The RSA has filled out its vision of a Networked City - launched at a recent event - as one that "makes the most of technology with citizens at the forefront".
I hope this approach opens the door to collaboration with London's Networked City exploration and with RSA Fellows who have expertise in the field. We could help co-design Networked Cities with citizens to ensure that they and not top-down tech initiatives are in the lead.
In Cities 3.0 - from data-driven to people-powered senior researcher Brhmie Balaram says that technology-driven Smart City solutions require rethinking:
Over the past decade, ‘Smart Cities’ have captured the imaginations of city leaders, urban planners, and tech enthusiasts. A Smart City was conceived of as a city that integrates information and communication technology (ICT) and the Internet of Things to help manage a city’s assets. With big data came the promise of greater control, enabling cities to cut down on costs, energy, and crime.
But while some cities, like Glasgow and Barcelona have used technology to improve public services, developments in Singapore and Rio have raised concerns about using sensors and cameras to track citizens and vehicles.
These sorts of examples have provoked critiques from the likes of scholars like Adam Greenfield about whether Smart City advocates are simply trying to turn cities into computers and assuming that urban planning can be reduced to algorithms. Concerns have been raised about the level of surveillance and the lack of transparency about how data is being used. In recognition that the use of technology can be disempowering for citizens of Smart Cities, the RSA is proposing a different way for cities to make the most of technology with citizens at the forefront.
Rather than the city as a computer, we should see cities as a network of people.
Whereas citizens were once passive bystanders to technology, in ‘Networked Cities’ the use of peer-to-peer technology means that citizens must actively consent to and participate in its use. Examples of P2P technology might include sharing economy platforms, crowdfunding, and citizen engagement tools such as Pol.is or Wazoku. These peer-to-peer platforms empower people through connecting them to one another through a network.
Smart Cities were critiqued because big technology companies were driving a top-down approach determined by the sort of technology they were producing, but what’s exciting about peer-to-peer technology is that the network is ultimately decentralised and distributed. The purpose of a network can be shaped, but there is a lot more scope for grassroots, bottom-up movements to emerge as well.
Brhmie adds that while P2P technolody is being used in 'Sharing Cities' like Seoul, for example, there it is usually focussed on a specific objective of sharing goods or services. The RSA Networked City vision is wider.
We envision that in Networked Cities, P2P technology would be embedded in systems akin to the technology of Smart Cities, but would enable a collaborative approach to problem-solving, as it has in Sharing Cities.

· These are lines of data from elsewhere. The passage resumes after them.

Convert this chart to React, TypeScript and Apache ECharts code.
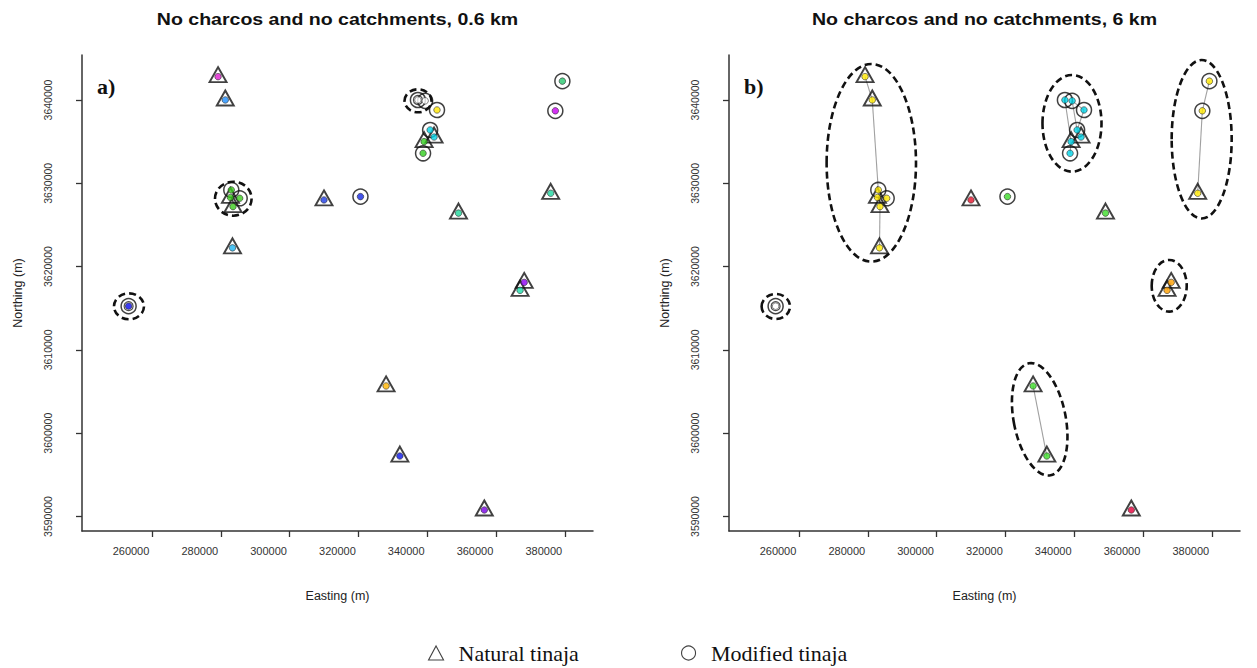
import React, { useEffect, useRef } from "react";
import * as echarts from "echarts";

// ---------- axis ticks ----------
const xTicks = [260000, 280000, 300000, 320000, 340000, 360000, 380000];
const yTicks = [3590000, 3600000, 3610000, 3620000, 3630000, 3640000];

// ---------- natural tinajas (triangles) ----------
const naturalIds = ["N1", "N2", "N3", "N4", "N5", "N6", "N7", "N8", "N9", "N10", "N11", "N12", "N13", "N14", "N15"];
const naturalEasting = [279200, 281300, 283550, 282800, 283400, 310000, 342000, 339100, 375900, 349100, 368200, 367000, 328050, 332050, 356600];
const naturalNorthing = [3642800, 3640000, 3627200, 3628300, 3622250, 3628000, 3635550, 3635000, 3628800, 3626420, 3618100, 3617150, 3605670, 3597260, 3590780];
const naturalColorA = ["#E01ED0", "#1E8FFF", "#3CCB1E", "#3CCB1E", "#1EB4F0", "#1E3CE6", "#00D2E6", "#32CD1E", "#1ED7A0", "#1ED79B", "#8C00F0", "#1EDCAA", "#FFB400", "#0A14E6", "#7800E6"];
const naturalColorB = ["#FFE800", "#FFE800", "#FFE800", "#FFE800", "#FFE800", "#E6142D", "#00D2E6", "#00D2E6", "#FFE800", "#3CDC28", "#FFA000", "#FFA000", "#3CDC28", "#3CDC28", "#E6003C"];

// ---------- modified tinajas (circles) ----------
const modifiedIds = ["M1", "M2", "M3", "M4", "M5", "M6", "M7", "M8", "M9", "M10", "M11"];
const modifiedEasting = [253200, 283050, 285490, 320600, 337300, 339400, 342850, 340850, 338800, 379300, 377250];
const modifiedNorthing = [3615250, 3629200, 3628200, 3628400, 3640000, 3639900, 3638800, 3636400, 3633600, 3642260, 3638700];
const modifiedColorA = ["#0A0AF0", "#3CCB1E", "#3CCB1E", "#1428E6", "#FFFFFF", "#FFFFFF", "#FFE600", "#00D2E6", "#32CD1E", "#28C86E", "#C800F0"];
const modifiedColorB = ["#FFFFFF", "#FFE800", "#FFE800", "#3CDC28", "#00D2E6", "#00D2E6", "#00D2E6", "#00D2E6", "#00D2E6", "#FFE800", "#FFE800"];

// sites drawn with an extra inner ring (stacked sites)
const ringsA = ["M1", "M5"];
const ringsB = ["M1"];

// cluster links (panel b, 6 km)
const linksB: [string, string][] = [
  ["N1", "N2"], ["N2", "M2"], ["M2", "N3"], ["N3", "N5"], ["M3", "N4"],
  ["M5", "N8"], ["M6", "M7"], ["M7", "M8"], ["M8", "N7"], ["N8", "M9"], ["M6", "M8"],
  ["M10", "M11"], ["M11", "N9"],
  ["N13", "N14"],
  ["N11", "N12"],
];

// cluster outlines: [centre easting, centre northing, half-width (m), half-height (m), tilt deg]
const ellipsesA = [
  [283630, 3628150, 5320, 2040, 0],
  [253310, 3615230, 4360, 1560, 0],
  [337330, 3639900, 3920, 1380, 0],
];
const ellipsesB = [
  [281020, 3632460, 12990, 11860, 0],
  [253260, 3615210, 4130, 1500, 0],
  [339360, 3637200, 8580, 5800, 0],
  [377060, 3635290, 8720, 9510, 0],
  [367620, 3617700, 5090, 3100, 0],
  [329970, 3601670, 7560, 6840, 11],
];

const titles = ["No charcos and no catchments, 0.6 km", "No charcos and no catchments, 6 km"];
const panelTags = ["a)", "b)"];
const legendNames = ["Natural tinaja", "Modified tinaja"];

// ---------- helpers ----------
const X_MIN = 239650;
const X_MAX = 388200;
const Y_MIN = 3588260;
const Y_MAX = 3645400;

function lookup(id: string): [number, number] {
  const ni = naturalIds.indexOf(id);
  if (ni >= 0) return [naturalEasting[ni], naturalNorthing[ni]];
  const mi = modifiedIds.indexOf(id);
  return [modifiedEasting[mi], modifiedNorthing[mi]];
}

const SANS = "Liberation Sans, Arial, sans-serif";
const SERIF = "Liberation Serif, Times New Roman, serif";

const GRID_LEFT = [82, 729];
const GRID_TOP = 55;
const GRID_W = 511;
const GRID_H = 476;
const LEGEND_LEFT = [428, 681];

const plain = (v: number) => String(Math.round(v));

function makeXAxis(i: number) {
  return {
    type: "value",
    gridIndex: i,
    min: X_MIN,
    max: X_MAX,
    splitLine: { show: false },
    axisLine: { show: true, onZero: false, lineStyle: { color: "#333", width: 1.5 } },
    axisTick: { show: true, customValues: xTicks, length: 6, lineStyle: { color: "#333", width: 1.3 } },
    axisLabel: {
      customValues: xTicks,
      formatter: plain,
      fontSize: 11,
      fontFamily: SANS,
      color: "#333",
      margin: 14,
      padding: [0, 42, 0, 0],
    },
    name: "Easting (m)",
    nameLocation: "middle",
    nameGap: 58,
    nameTextStyle: { fontSize: 12.5, fontFamily: SANS, color: "#222" },
  };
}

function makeYAxis(i: number) {
  return {
    type: "value",
    gridIndex: i,
    min: Y_MIN,
    max: Y_MAX,
    splitLine: { show: false },
    axisLine: { show: true, onZero: false, lineStyle: { color: "#333", width: 1.5 } },
    axisTick: { show: true, customValues: yTicks, length: 6, lineStyle: { color: "#333", width: 1.3 } },
    axisLabel: {
      customValues: yTicks,
      formatter: plain,
      rotate: 90,
      fontSize: 10.5,
      fontFamily: SANS,
      color: "#333",
      margin: 29,
    },
    name: "Northing (m)",
    nameLocation: "middle",
    nameRotate: 90,
    nameGap: 58,
    nameTextStyle: { fontSize: 12.5, fontFamily: SANS, color: "#222" },
  };
}

function ellipseSeries(i: number, data: number[][]) {
  return {
    type: "custom",
    xAxisIndex: i,
    yAxisIndex: i,
    silent: true,
    z: 5,
    data,
    renderItem: (_p: any, api: any) => {
      const c = api.coord([api.value(0), api.value(1)]);
      const s = api.size([api.value(2), api.value(3)]);
      const ang = (api.value(4) * Math.PI) / 180;
      return {
        type: "ellipse",
        x: c[0],
        y: c[1],
        rotation: ang,
        shape: { cx: 0, cy: 0, rx: s[0], ry: s[1] },
        style: { fill: "none", stroke: "#111", lineWidth: 2.6, lineDash: [7, 4] },
      };
    },
  };
}

function linkSeries(i: number, links: [string, string][]) {
  const data = links.map(([a, b]) => {
    const p = lookup(a);
    const q = lookup(b);
    return [p[0], p[1], q[0], q[1]];
  });
  return {
    type: "custom",
    xAxisIndex: i,
    yAxisIndex: i,
    silent: true,
    z: 1,
    data,
    renderItem: (_p: any, api: any) => {
      const a = api.coord([api.value(0), api.value(1)]);
      const b = api.coord([api.value(2), api.value(3)]);
      return {
        type: "line",
        shape: { x1: a[0], y1: a[1], x2: b[0], y2: b[1] },
        style: { stroke: "#a0a0a0", lineWidth: 1.1 },
      };
    },
  };
}

function panelSeries(i: number, natColors: string[], modColors: string[], rings: string[]) {
  const natural = naturalEasting.map((x, k) => [x, naturalNorthing[k]]);
  const modified = modifiedEasting.map((x, k) => [x, modifiedNorthing[k]]);
  const dots = [
    ...natural.map((v, k) => ({ value: v, itemStyle: { color: natColors[k] } })),
    ...modified.map((v, k) => ({ value: v, itemStyle: { color: modColors[k] } })),
  ];
  return [
    {
      type: "scatter",
      name: legendNames[0],
      xAxisIndex: i,
      yAxisIndex: i,
      symbol: "triangle",
      symbolSize: [17, 15],
      symbolOffset: [0, -2],
      itemStyle: { color: "rgba(255,255,255,0)", borderColor: "#111", borderWidth: 1.9 },
      z: 3,
      silent: true,
      data: natural,
    },
    {
      type: "scatter",
      name: legendNames[1],
      xAxisIndex: i,
      yAxisIndex: i,
      symbol: "circle",
      symbolSize: 15,
      itemStyle: { color: "rgba(255,255,255,0)", borderColor: "#111", borderWidth: 1.5 },
      z: 3,
      silent: true,
      data: modified,
    },
    {
      type: "scatter",
      name: "rings",
      xAxisIndex: i,
      yAxisIndex: i,
      symbol: "circle",
      symbolSize: 9,
      itemStyle: { color: "rgba(255,255,255,0)", borderColor: "#222", borderWidth: 1.2 },
      z: 3,
      silent: true,
      data: rings.map((id) => lookup(id)),
    },
    {
      type: "scatter",
      name: "sites",
      xAxisIndex: i,
      yAxisIndex: i,
      symbol: "circle",
      symbolSize: 6.5,
      itemStyle: { borderColor: "#222", borderWidth: 0.7 },
      z: 4,
      silent: true,
      data: dots,
    },
  ];
}

export default function App() {
  const ref = useRef<HTMLDivElement>(null);
  useEffect(() => {
    if (!ref.current) return;
    const chart = echarts.init(ref.current, null, { renderer: "svg" });
    const option: any = {
      animation: false,
      backgroundColor: "#fff",
      grid: GRID_LEFT.map((l) => ({ left: l, top: GRID_TOP, width: GRID_W, height: GRID_H })),
      xAxis: [makeXAxis(0), makeXAxis(1)],
      yAxis: [makeYAxis(0), makeYAxis(1)],
      legend: legendNames.map((n, i) => ({
        data: [n],
        left: LEGEND_LEFT[i],
        top: 642,
        padding: 0,
        itemWidth: 15,
        itemHeight: 14,
        selectedMode: false,
        itemStyle: { borderWidth: 1.1, borderColor: "#111", color: "rgba(255,255,255,0)" },
        textStyle: { fontFamily: SERIF, fontSize: 22, color: "#111", padding: [0, 0, 0, 10] },
      })),
      graphic: [
        ...titles.map((t, i) => ({
          type: "text",
          x: GRID_LEFT[i] + GRID_W / 2,
          y: 19,
          scaleX: 1.15,
          silent: true,
          style: {
            text: t,
            fontSize: 17,
            fontWeight: "bold",
            fontFamily: SANS,
            fill: "#111",
            align: "center",
            verticalAlign: "middle",
          },
        })),
        ...panelTags.map((t, i) => ({
          type: "text",
          x: GRID_LEFT[i] + 15,
          y: 86,
          silent: true,
          style: {
            text: t,
            fontSize: 22,
            fontWeight: "bold",
            fontFamily: SERIF,
            fill: "#111",
            align: "left",
            verticalAlign: "middle",
          },
        })),
      ],
      series: [
        ellipseSeries(0, ellipsesA),
        ...panelSeries(0, naturalColorA, modifiedColorA, ringsA),
        ellipseSeries(1, ellipsesB),
        linkSeries(1, linksB),
        ...panelSeries(1, naturalColorB, modifiedColorB, ringsB),
      ],
    };
    chart.setOption(option);
    return () => chart.dispose();
  }, []);
  return (
    <div
      ref={ref}
      style={{ position: "fixed", left: 0, top: 0, width: 1257, height: 668, background: "#fff" }}
    />
  );
}
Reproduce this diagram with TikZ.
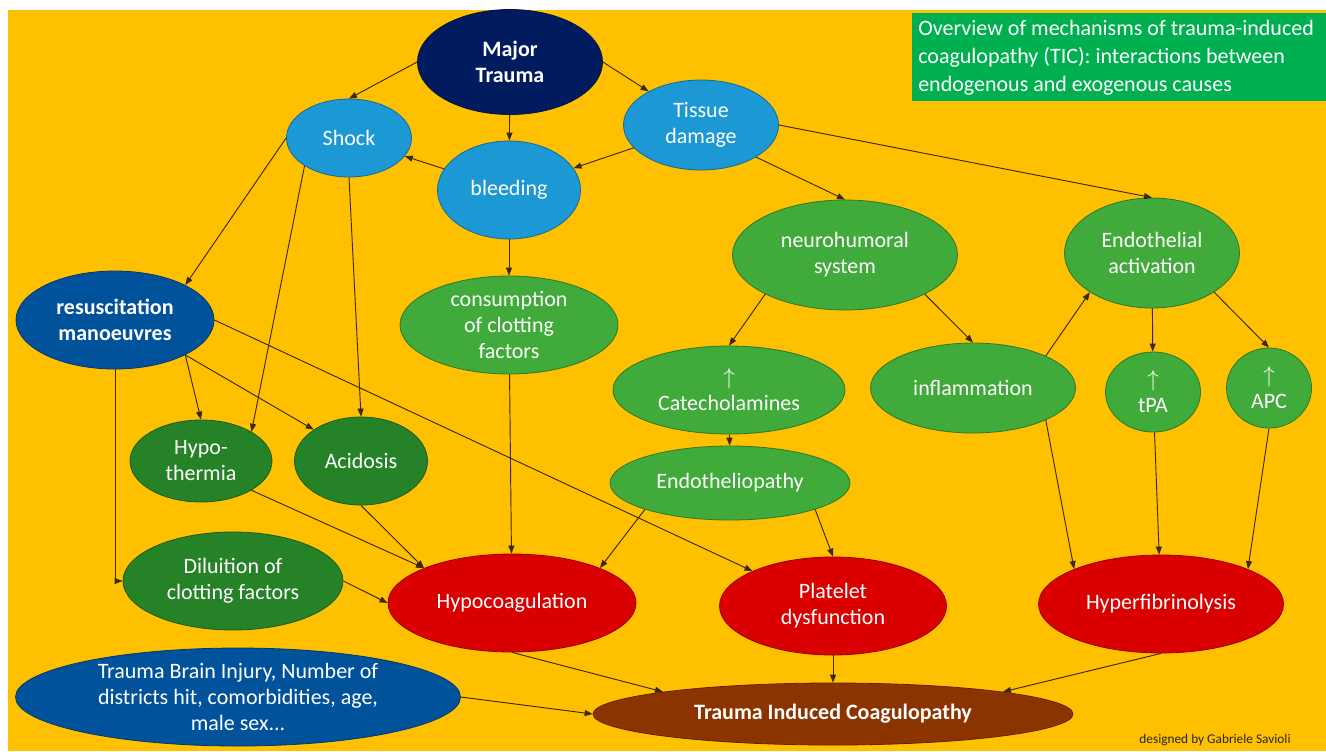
\documentclass[tikz,border=0pt]{standalone}
\usepackage{fontspec}
\setmainfont{Carlito}
\usetikzlibrary{shapes.geometric,arrows.meta}
\definecolor{bgorange}{RGB}{255,192,0}
\definecolor{navy}{RGB}{0,28,94}
\definecolor{lightblue}{RGB}{28,152,212}
\definecolor{deepblue}{RGB}{0,82,155}
\definecolor{leafgreen}{RGB}{64,170,58}
\definecolor{darkgreen}{RGB}{38,130,38}
\definecolor{alarmred}{RGB}{218,0,0}
\definecolor{rustbrown}{RGB}{140,52,0}
\definecolor{titlegreen}{RGB}{0,176,80}
\definecolor{linkcol}{RGB}{60,40,10}
\begin{document}
\begin{tikzpicture}[x=0.75pt,y=-0.75pt,
	oval/.style={ellipse,draw=#1!70!black,fill=#1,text=white,inner sep=0pt,align=center,line width=0.6pt,font=\fontsize{16.5}{19.5}\selectfont},
	wh/.style 2 args={minimum width=#1*0.75pt,minimum height=#2*0.75pt},
	link/.style={-{Triangle[length=6pt,width=4.5pt]},draw=linkcol,line width=0.7pt}]
			\useasboundingbox (0,0) rectangle (1326,751);
			\fill [white] (0,0) rectangle (1326,751);
			\fill [bgorange] (8,10) rectangle (1326,751);
			\node (title) [anchor=north west,fill=titlegreen,text=white,inner xsep=4.5pt,inner ysep=0pt,text width=301.5pt,minimum height=66pt,align=left,font=\fontsize{16.5}{21}\selectfont] at (912,13) {\spaceskip=0pt\xspaceskip=0pt\relax Overview of mechanisms of trauma-induced\\coagulopathy (TIC): interactions between\\endogenous and exogenous causes};
			\node (mt) [oval=navy,wh={185}{105},font=\fontsize{16.5}{19.5}\selectfont\bfseries] at (510,62) {Major\\Trauma};
			\node (shock) [oval=lightblue,wh={125}{78}] at (349,138) {Shock};
			\node (td) [oval=lightblue,wh={155}{90}] at (701,125) {Tissue\\damage};
			\node (bl) [oval=lightblue,wh={143}{98}] at (509,190) {bleeding};
			\node (nh) [oval=leafgreen,wh={225}{110}] at (845,255) {neurohumoral\\system};
			\node (ea) [oval=leafgreen,wh={175}{110}] at (1152,253) {Endothelial\\activation};
			\node (rm) [oval=deepblue,wh={198}{98},font=\fontsize{16.5}{19.5}\selectfont\bfseries] at (115,320) {resuscitation\\manoeuvres};
			\node (cf) [oval=leafgreen,wh={218}{98}] at (509,325) {consumption\\of clotting\\factors};
			\node (cat) [oval=leafgreen,wh={232}{88}] at (729,390) {$\uparrow$\\Catecholamines};
			\node (inf) [oval=leafgreen,wh={205}{90}] at (973,388) {inflammation};
			\node (tpa) [oval=leafgreen,wh={95}{80}] at (1153,392) {$\uparrow$\\tPA};
			\node (apc) [oval=leafgreen,wh={85}{80}] at (1269,388) {$\uparrow$\\APC};
			\node (hypo) [oval=darkgreen,wh={142}{82}] at (201,461) {Hypo-\\thermia};
			\node (ac) [oval=darkgreen,wh={133}{88}] at (361,461) {Acidosis};
			\node (en) [oval=leafgreen,wh={240}{74}] at (730,483) {Endotheliopathy};
			\node (dil) [oval=darkgreen,wh={220}{98}] at (233,581) {Diluition of\\clotting factors};
			\node (hc) [oval=alarmred,wh={248}{98}] at (512,603) {Hypocoagulation};
			\node (pd) [oval=alarmred,wh={227}{98}] at (833,606) {Platelet\\dysfunction};
			\node (hf) [oval=alarmred,wh={245}{98}] at (1161,604) {Hyperfibrinolysis};
			\node (tbi) [oval=deepblue,wh={445}{98}] at (238,697) {Trauma Brain Injury, Number of\\districts hit, comorbidities, age,\\male sex...};
			\node (tic) [oval=rustbrown,wh={480}{62},font=\fontsize{16.5}{19.5}\selectfont\bfseries] at (833,714) {Trauma Induced Coagulopathy};
			\node (credit) [text=black!85,font=\fontsize{10}{12}\selectfont] at (1215,740) {designed by Gabriele Savioli};
			\draw [link] (mt.west) -- (shock.north);
			\draw [link] (mt.east) -- (td);
			\draw [link] (mt) -- (bl);
			\draw [link] (td) -- (bl);
			\draw [link] (bl) -- (shock);
			\draw [link] (td.south east) -- (nh.north);
			\draw [link] (td.east) -- (ea.north);
			\draw [link] (shock.west) -- (rm.north east);
			\draw [link] (shock.south west) -- (hypo.north east);
			\draw [link] (shock.south) -- (ac.north);
			\draw [link] (bl) -- (cf);
			\draw [link] (rm.south east) -- (hypo.north);
			\draw [link] (rm.south east) -- (ac.north west);
			\draw [link] (rm.east) -- (pd.north west);
			\draw [link] (rm.south) |- (dil.west);
			\draw [link] (cf) -- (hc);
			\draw [link] (hypo.south east) -- (hc.north west);
			\draw [link] (ac.south) -- (hc.north west);
			\draw [link] (dil.east) -- (hc.west);
			\draw [link] (en.south west) -- (hc.north east);
			\draw [link] (en.south east) -- (pd.north);
			\draw [link] (nh.south west) -- (cat.north);
			\draw [link] (nh.south east) -- (inf.north);
			\draw [link] (cat) -- (en);
			\draw [link] (inf.north east) -- (ea.south west);
			\draw [link] (ea) -- (tpa);
			\draw [link] (ea.south east) -- (apc.north);
			\draw [link] (inf.south east) -- (hf.north west);
			\draw [link] (tpa) -- (hf);
			\draw [link] (apc.south) -- (hf.north east);
			\draw [link] (hc.south) -- (tic.north west);
			\draw [link] (pd) -- (tic);
			\draw [link] (hf.south) -- (tic.north east);
			\draw [link] (tbi.east) -- (tic.west);
		\end{tikzpicture}
\end{document}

In Networked Cities, however, the goal citizens are working towards is broader than managing shared assets and resource; the ambition here would be to apply P2P technology to support inclusive growth. While cities have long been drivers of growth, in recent years they have also struggled with widening inequality, compelling cities to pursue a new agenda that rebalances social objectives and economic priorities. Under the banner of achieving inclusive growth, cities must find solutions to emerging problems of health, housing, the environment, ageing and other demographic change.
At the RSA, we’d argue that Networked Cities goes beyond simply rethinking the Smart City or Sharing City in terms of the tools or technologies that we use, or how we engage citizens, because we are also redefining the problems and challenges being tackled. The Networked City is about more than managing public space and population growth or enabling resource efficiency; rather it takes into account wider social challenges that cities are confronting in their pursuit of a more equal society.
The RSA programme "will bring together P2P technology platforms like Airbnb and Beam with inclusive growth stakeholders like Core Cities" - but so far there hasn't been any mention of citizens and community-based networks.
As I wrote earlier, I think that's where the London Networked City initiative could help. This may be through our partner the London Voluntary Service Council, umbrella for 120,000 London groups and organisations, and connections with The Way Ahead initiative that is rethinking London's civil society.
However, we shouldn't restrict the linkage to London. Over the past three months I've been part of a group of RSA Fellows developing an online forum that now has 680 members. We'll be extending our reach through the forum and other systems to more of the RSA's 28,000 Fellows around the world.
Introductions on the Forum already show that the Fellowship has enormous expertise to contribute to RSA projects, and there's recently been some discussion about how to explore some practical collaboration. The Networked Cities project seems an ideal route, so I'll follow up on encouraging conversations about that which I started at the event.